Deze spanning is gedurende de levensduur van de sensor NIET constant! Derhalve moet de sensor regelmatig worden gekalibreerd. Op deze wijze wordt de leeftijdsgebonden verandering van spanning van de sensor aan het apparaat medegedeeld en kan deze weer betrouwbare waarden aangeven.
De kalibratie wordt uitgevoerd bij pH 7 en pH 4.
Een nieuwe sensor stuurt bij pH 7 een spanning van 0 mV +/- enkele mV naar het meetapparaat. Hoe meer de spanning bij pH 7 afwijkt van 0 (+ of -), des te ouder is de sensor. Bij een afwijking van meer dan +40 of -40 mV wijst het apparaat de sensor af.
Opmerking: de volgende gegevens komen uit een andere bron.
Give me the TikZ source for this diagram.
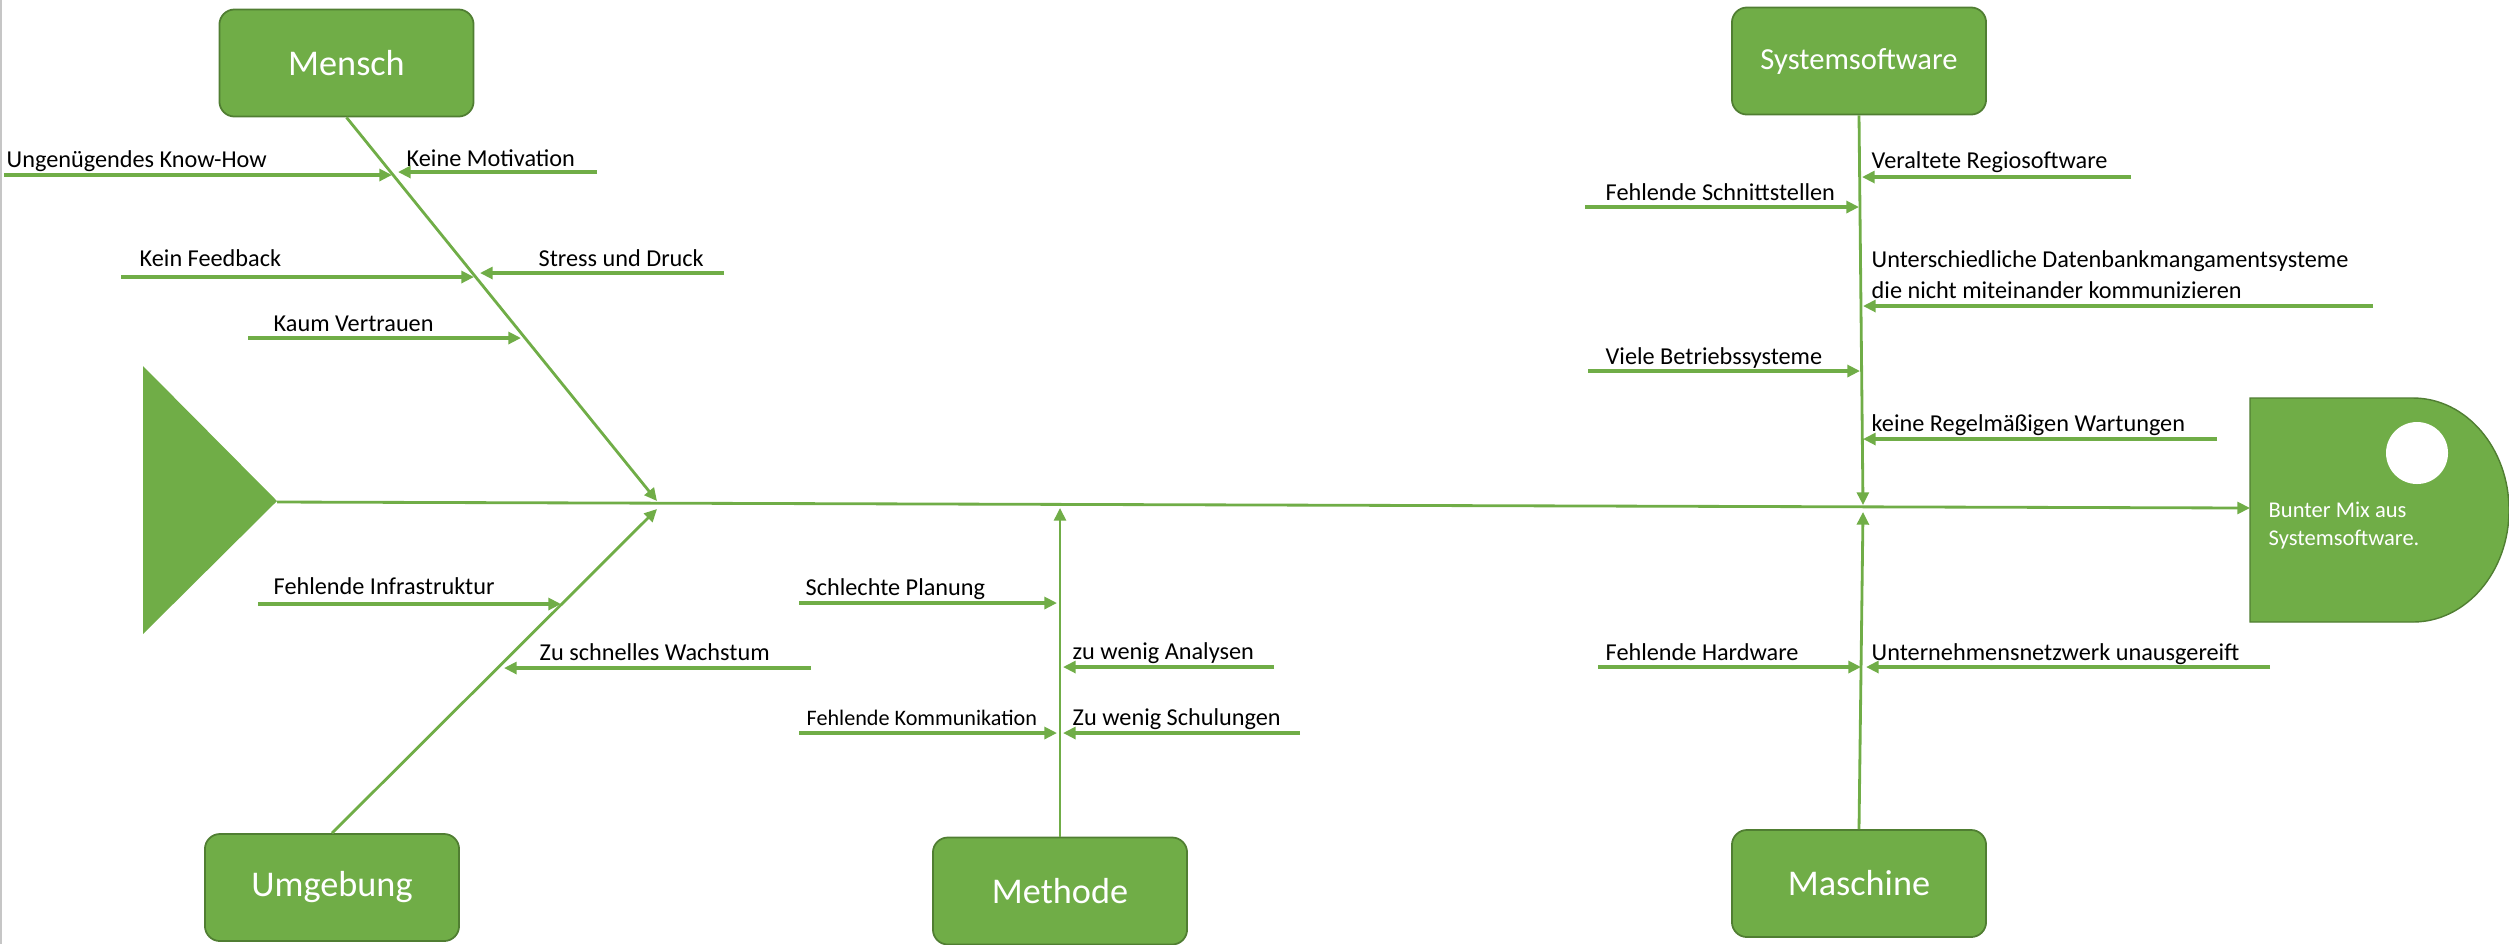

De foutmelding OFFSET verschijnt.
LET OP! Dezelfde foutmelding verschijnt ook als u per vergissing eerst met 4 kalibreert !!
Bij pH 4, stuurt de sensor een spanning van ongeveer 186 mV (bij 7 was dat 0 mV). Dat wil zeggen dat tussen de afzonderlijke pH stappen (4-5, 5-6 en 6-7) elk ongeveer 62 mV verschil zit. Hoe kleiner deze afstand is, hoe ouder de sensor. Bij een verschil van onder ca. 30 mV, wijst het apparaat de sensor af.
De foutmelding DELTAV verschijnt.
LET OP! Dezelfde foutmelding verschijnt ook als u per vergissing twee keer met 7 kalibreert!!
BELANGRIJK: Door een langdurige opslag in de bewaarvloeistof (meerdere dagen) kunnen afgewezen sensoren vaak weer 'acceptabel' worden gemaakt!